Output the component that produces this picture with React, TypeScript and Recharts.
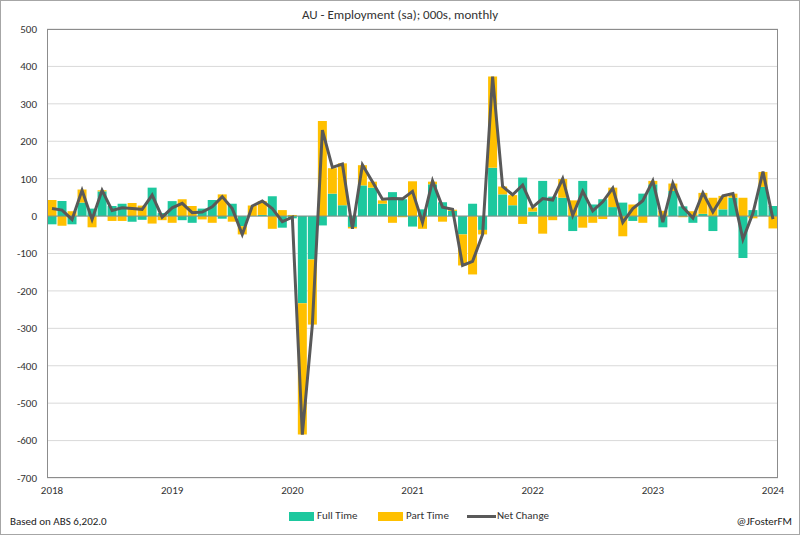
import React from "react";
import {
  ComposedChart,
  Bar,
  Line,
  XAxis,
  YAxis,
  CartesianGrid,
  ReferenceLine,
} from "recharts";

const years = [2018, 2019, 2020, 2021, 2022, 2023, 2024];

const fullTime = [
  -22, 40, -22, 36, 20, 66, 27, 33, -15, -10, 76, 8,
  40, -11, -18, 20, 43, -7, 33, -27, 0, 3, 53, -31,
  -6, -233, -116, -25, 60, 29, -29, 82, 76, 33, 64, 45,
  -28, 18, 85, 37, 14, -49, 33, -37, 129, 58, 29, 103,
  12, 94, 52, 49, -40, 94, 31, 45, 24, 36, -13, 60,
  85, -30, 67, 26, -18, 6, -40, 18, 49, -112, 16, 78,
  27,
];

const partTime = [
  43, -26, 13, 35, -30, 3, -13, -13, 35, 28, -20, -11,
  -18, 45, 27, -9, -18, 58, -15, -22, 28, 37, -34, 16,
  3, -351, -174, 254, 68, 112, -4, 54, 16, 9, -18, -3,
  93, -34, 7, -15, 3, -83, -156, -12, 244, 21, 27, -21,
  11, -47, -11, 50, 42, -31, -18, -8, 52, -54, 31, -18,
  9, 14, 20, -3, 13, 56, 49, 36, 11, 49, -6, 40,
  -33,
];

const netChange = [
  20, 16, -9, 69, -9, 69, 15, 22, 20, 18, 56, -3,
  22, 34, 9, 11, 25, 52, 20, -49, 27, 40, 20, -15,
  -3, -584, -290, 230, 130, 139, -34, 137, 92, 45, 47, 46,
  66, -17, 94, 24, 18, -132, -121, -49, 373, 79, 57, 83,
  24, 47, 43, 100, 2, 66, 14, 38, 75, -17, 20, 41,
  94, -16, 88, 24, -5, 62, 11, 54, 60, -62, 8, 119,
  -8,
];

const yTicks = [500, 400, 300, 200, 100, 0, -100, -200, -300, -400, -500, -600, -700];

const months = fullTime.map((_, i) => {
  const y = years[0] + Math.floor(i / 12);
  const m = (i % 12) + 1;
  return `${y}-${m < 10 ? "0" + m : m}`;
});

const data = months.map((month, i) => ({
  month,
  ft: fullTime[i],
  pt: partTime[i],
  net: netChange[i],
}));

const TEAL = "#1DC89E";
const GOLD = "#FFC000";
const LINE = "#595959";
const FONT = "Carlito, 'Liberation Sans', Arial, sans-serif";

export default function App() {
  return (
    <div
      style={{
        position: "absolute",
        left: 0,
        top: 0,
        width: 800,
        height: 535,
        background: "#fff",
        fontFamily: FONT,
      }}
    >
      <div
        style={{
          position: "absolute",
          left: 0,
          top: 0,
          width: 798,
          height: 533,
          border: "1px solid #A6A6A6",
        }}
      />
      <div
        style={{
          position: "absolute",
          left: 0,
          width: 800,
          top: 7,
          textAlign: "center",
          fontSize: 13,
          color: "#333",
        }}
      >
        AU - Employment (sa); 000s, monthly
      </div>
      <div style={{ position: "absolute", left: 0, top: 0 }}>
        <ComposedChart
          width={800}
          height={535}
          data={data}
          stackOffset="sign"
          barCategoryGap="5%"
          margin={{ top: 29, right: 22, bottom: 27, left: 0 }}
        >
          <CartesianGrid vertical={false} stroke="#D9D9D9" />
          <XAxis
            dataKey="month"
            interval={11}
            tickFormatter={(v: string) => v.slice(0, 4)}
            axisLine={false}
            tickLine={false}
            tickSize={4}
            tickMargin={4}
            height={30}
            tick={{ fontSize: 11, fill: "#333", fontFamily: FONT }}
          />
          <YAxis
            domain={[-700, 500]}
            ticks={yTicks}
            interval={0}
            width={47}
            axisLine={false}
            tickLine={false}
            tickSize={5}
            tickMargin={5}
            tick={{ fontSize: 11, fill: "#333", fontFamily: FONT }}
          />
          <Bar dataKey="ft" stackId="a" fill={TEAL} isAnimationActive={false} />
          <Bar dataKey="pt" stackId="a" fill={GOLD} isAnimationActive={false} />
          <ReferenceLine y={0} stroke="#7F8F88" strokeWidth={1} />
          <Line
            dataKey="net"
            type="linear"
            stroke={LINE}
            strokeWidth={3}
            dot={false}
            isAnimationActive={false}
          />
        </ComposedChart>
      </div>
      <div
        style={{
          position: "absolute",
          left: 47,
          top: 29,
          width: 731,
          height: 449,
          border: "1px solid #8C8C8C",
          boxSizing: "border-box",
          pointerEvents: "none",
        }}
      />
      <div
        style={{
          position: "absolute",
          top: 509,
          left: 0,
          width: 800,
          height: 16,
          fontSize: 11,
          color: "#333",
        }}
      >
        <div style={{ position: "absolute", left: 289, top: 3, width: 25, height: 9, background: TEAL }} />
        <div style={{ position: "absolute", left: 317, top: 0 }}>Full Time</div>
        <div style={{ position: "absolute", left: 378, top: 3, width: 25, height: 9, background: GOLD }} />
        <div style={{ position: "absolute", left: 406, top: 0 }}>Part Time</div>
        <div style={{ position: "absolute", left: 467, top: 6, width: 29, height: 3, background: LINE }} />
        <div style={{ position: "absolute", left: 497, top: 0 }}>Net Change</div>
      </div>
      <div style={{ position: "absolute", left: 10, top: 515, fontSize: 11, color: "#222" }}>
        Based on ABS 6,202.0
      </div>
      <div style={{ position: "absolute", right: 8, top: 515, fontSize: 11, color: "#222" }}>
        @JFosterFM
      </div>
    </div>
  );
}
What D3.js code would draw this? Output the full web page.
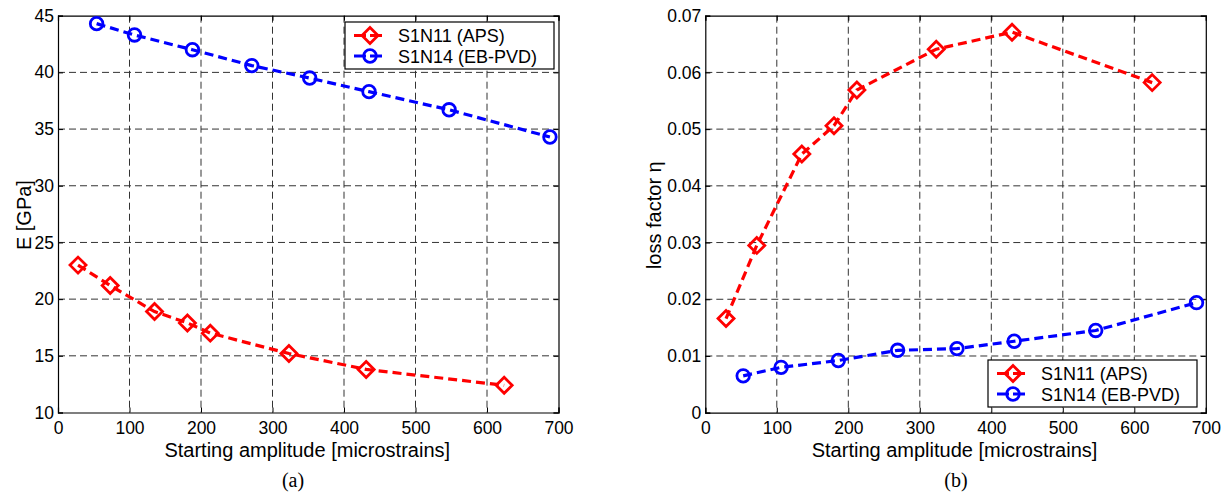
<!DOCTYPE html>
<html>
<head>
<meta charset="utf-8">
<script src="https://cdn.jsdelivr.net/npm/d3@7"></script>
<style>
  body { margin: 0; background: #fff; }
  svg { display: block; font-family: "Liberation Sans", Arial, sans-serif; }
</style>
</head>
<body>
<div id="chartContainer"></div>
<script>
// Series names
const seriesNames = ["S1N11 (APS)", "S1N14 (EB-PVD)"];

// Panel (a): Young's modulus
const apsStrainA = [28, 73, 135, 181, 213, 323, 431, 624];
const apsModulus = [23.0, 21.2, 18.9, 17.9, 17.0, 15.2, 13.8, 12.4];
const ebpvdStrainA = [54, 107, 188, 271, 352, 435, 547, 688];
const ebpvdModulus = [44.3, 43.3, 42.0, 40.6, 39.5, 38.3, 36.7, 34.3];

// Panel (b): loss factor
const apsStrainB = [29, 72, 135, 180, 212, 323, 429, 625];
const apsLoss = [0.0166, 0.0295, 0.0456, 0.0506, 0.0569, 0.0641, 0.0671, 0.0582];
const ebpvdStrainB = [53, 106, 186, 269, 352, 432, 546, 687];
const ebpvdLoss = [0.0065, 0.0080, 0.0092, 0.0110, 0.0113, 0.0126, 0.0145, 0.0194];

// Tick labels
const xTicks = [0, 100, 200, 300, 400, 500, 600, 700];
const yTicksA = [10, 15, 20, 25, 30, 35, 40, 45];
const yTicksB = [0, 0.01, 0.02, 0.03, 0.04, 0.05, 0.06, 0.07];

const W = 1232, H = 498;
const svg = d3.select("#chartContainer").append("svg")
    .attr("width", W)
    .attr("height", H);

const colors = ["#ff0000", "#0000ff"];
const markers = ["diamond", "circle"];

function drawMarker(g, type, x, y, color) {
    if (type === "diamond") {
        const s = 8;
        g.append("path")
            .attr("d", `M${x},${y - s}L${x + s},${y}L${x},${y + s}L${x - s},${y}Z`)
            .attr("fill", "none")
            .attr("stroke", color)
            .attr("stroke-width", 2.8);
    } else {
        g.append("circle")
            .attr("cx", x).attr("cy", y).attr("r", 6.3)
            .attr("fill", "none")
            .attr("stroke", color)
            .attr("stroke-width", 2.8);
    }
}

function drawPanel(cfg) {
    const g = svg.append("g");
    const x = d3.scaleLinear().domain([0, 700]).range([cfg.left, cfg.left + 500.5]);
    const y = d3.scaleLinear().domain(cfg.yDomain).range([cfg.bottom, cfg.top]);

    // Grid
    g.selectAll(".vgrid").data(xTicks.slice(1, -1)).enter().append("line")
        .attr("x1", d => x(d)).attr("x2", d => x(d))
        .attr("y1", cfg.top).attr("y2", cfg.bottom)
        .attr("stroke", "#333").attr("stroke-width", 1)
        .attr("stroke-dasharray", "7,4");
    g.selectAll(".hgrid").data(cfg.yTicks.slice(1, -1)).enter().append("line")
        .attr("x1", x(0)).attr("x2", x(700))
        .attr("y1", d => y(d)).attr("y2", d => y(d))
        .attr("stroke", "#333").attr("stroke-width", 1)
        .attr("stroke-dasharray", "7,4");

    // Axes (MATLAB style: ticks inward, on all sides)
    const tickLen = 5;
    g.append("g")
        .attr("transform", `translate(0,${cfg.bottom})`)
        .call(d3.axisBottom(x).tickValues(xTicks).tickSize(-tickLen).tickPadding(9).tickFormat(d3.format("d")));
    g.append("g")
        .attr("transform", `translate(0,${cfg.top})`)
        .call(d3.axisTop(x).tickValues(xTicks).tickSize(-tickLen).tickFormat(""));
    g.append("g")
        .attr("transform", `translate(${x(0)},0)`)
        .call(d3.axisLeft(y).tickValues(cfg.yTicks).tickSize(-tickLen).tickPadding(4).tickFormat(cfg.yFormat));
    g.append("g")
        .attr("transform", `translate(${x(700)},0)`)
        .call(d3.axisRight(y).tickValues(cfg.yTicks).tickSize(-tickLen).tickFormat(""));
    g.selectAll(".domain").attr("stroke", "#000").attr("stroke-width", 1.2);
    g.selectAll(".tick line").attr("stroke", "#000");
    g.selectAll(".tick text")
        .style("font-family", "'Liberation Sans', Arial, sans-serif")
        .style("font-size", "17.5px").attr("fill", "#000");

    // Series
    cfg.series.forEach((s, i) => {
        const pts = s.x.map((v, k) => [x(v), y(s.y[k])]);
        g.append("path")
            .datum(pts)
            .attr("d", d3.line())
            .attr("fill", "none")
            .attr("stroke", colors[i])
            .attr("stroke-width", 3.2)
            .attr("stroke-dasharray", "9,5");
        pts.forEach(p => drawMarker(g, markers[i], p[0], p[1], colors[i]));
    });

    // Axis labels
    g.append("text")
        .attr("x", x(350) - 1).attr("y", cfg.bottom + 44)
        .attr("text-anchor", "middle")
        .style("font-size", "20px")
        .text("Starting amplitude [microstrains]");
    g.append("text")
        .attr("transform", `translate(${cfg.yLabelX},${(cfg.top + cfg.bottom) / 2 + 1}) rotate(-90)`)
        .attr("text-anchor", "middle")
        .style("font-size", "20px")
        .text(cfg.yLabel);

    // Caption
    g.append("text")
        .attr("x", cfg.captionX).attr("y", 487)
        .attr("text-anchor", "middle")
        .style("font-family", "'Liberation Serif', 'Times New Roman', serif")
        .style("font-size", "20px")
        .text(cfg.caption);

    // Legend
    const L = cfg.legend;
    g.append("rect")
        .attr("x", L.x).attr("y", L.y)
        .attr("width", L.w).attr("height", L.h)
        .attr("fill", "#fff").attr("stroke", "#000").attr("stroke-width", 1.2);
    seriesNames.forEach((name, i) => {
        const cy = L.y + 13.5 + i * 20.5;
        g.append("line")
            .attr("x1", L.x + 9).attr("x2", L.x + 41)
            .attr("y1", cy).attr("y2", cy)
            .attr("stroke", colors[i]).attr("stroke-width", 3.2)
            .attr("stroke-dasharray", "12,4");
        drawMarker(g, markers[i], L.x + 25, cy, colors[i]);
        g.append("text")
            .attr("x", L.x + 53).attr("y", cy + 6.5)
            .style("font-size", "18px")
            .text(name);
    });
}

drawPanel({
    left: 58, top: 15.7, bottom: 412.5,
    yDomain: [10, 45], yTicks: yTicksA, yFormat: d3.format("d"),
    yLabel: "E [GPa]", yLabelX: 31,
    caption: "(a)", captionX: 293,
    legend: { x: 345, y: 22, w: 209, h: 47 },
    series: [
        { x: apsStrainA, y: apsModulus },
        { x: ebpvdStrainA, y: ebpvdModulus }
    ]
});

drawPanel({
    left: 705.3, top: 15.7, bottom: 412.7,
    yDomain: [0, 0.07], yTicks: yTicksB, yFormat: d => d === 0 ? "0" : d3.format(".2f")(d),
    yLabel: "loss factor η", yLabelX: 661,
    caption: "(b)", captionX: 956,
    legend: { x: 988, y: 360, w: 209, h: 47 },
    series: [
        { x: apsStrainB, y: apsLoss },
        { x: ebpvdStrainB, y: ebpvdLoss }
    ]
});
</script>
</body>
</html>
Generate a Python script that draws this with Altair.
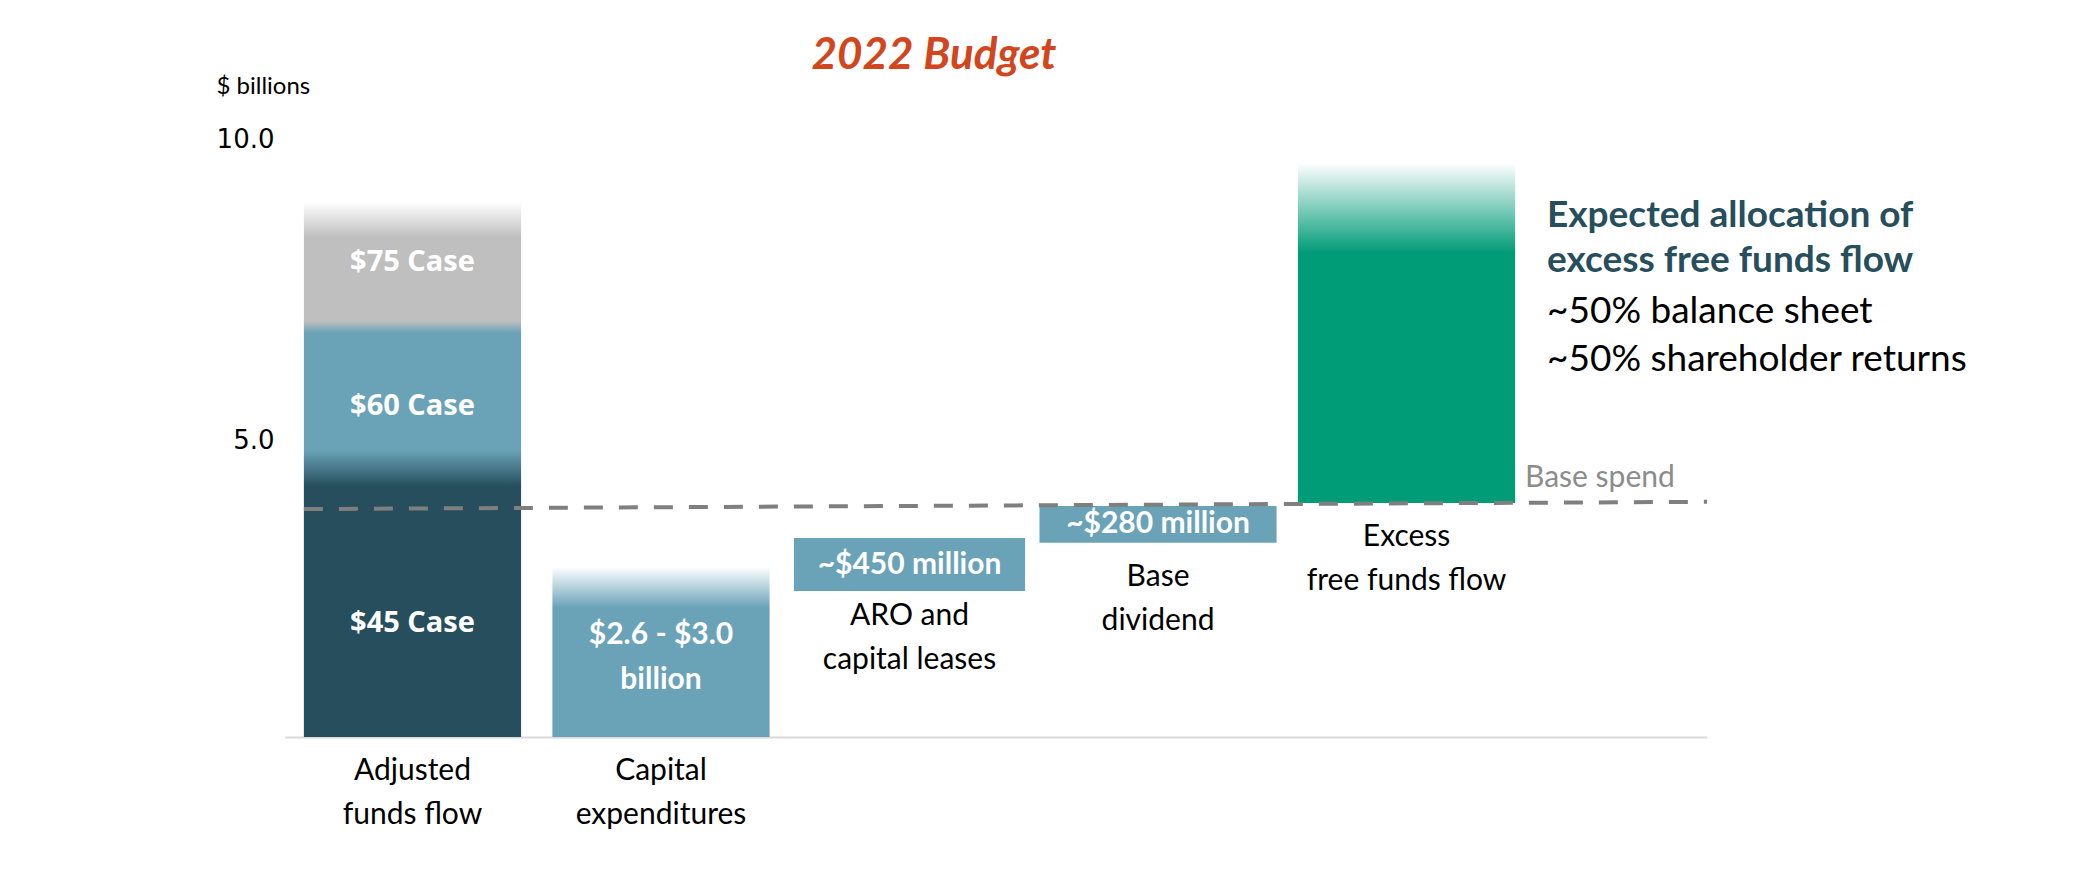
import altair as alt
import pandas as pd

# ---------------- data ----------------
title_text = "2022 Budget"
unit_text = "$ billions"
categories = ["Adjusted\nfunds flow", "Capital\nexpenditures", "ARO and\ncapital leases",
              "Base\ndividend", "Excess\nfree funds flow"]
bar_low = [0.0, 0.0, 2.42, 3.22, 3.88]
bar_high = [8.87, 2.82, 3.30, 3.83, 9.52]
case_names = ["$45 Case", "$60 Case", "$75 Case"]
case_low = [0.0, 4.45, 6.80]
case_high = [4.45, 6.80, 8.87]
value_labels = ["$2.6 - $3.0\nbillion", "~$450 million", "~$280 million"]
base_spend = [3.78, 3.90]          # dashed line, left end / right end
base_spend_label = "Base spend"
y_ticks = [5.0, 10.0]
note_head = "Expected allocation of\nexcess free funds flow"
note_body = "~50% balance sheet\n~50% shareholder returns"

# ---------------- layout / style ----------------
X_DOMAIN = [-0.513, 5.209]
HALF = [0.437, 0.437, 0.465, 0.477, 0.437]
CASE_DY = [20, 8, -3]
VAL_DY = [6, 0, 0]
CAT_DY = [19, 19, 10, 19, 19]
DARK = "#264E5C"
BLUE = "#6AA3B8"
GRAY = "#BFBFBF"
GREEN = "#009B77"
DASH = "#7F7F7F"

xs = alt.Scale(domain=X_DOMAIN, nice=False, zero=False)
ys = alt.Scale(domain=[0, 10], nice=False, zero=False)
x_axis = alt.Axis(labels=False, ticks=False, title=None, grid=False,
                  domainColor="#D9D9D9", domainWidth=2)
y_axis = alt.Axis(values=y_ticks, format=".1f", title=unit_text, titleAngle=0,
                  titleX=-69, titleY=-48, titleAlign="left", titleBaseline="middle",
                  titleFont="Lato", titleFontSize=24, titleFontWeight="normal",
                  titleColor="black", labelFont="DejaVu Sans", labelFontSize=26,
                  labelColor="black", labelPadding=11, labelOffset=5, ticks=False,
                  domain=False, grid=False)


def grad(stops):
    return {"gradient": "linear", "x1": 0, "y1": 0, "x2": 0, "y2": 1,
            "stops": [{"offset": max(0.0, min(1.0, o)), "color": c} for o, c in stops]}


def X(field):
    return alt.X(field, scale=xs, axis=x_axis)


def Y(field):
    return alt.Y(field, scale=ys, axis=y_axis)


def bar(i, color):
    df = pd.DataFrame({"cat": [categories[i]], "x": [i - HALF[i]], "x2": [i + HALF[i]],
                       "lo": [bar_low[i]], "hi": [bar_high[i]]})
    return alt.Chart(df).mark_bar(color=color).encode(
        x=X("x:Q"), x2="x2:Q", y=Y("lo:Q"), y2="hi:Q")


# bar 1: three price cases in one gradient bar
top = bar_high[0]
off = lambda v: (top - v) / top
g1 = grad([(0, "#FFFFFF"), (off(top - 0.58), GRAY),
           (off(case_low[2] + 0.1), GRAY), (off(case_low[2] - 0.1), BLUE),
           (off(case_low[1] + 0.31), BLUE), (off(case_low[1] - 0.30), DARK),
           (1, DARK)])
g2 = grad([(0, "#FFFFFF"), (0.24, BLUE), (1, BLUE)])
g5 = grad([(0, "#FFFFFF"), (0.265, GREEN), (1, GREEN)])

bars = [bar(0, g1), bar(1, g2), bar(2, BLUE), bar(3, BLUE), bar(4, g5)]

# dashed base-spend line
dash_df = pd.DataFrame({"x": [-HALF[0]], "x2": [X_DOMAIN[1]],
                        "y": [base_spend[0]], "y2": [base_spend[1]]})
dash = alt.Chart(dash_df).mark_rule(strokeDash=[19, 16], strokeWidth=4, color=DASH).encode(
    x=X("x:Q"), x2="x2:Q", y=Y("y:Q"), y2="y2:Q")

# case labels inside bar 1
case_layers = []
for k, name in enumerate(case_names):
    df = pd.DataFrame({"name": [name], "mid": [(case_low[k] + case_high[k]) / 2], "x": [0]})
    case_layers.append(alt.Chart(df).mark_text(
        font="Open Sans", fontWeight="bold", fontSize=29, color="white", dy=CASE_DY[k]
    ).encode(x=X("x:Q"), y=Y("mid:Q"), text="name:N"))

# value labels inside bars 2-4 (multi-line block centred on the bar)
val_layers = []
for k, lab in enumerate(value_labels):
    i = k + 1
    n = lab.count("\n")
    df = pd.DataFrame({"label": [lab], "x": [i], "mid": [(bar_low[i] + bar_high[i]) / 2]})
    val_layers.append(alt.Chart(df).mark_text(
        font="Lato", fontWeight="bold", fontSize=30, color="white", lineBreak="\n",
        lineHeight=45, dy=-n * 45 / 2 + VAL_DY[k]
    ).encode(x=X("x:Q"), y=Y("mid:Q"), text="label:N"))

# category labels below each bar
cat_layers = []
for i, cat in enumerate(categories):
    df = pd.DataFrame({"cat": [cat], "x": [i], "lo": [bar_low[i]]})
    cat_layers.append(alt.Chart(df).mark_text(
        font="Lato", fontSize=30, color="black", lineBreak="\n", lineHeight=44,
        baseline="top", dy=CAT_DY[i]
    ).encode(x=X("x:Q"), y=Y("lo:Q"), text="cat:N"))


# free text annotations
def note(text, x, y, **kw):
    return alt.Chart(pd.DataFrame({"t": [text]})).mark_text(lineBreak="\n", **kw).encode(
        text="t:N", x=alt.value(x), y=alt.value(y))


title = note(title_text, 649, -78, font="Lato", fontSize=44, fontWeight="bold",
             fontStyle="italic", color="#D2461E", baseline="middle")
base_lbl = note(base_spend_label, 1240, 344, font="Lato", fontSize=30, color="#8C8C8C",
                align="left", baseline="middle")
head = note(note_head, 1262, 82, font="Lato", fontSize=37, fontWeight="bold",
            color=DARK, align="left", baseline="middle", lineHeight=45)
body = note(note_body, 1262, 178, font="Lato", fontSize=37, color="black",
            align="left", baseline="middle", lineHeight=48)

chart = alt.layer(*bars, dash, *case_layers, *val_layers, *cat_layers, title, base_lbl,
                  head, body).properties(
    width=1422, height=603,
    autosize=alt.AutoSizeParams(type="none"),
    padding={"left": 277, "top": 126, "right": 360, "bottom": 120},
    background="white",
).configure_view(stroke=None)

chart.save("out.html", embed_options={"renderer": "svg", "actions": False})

- - - - - - -

# [What is being asked]
Take the records from their first line through the line containing "const years = [2018, 2019, 2020, 2021, 2022, 2023, 2024];" and please return exactly those lines, both ends included, minus the pictures.

# [Expected answer]
Output the component that produces this picture with React, TypeScript and Recharts.
import React from "react";
import {
  ComposedChart,
  Bar,
  Line,
  XAxis,
  YAxis,
  CartesianGrid,
  ReferenceLine,
} from "recharts";

const years = [2018, 2019, 2020, 2021, 2022, 2023, 2024];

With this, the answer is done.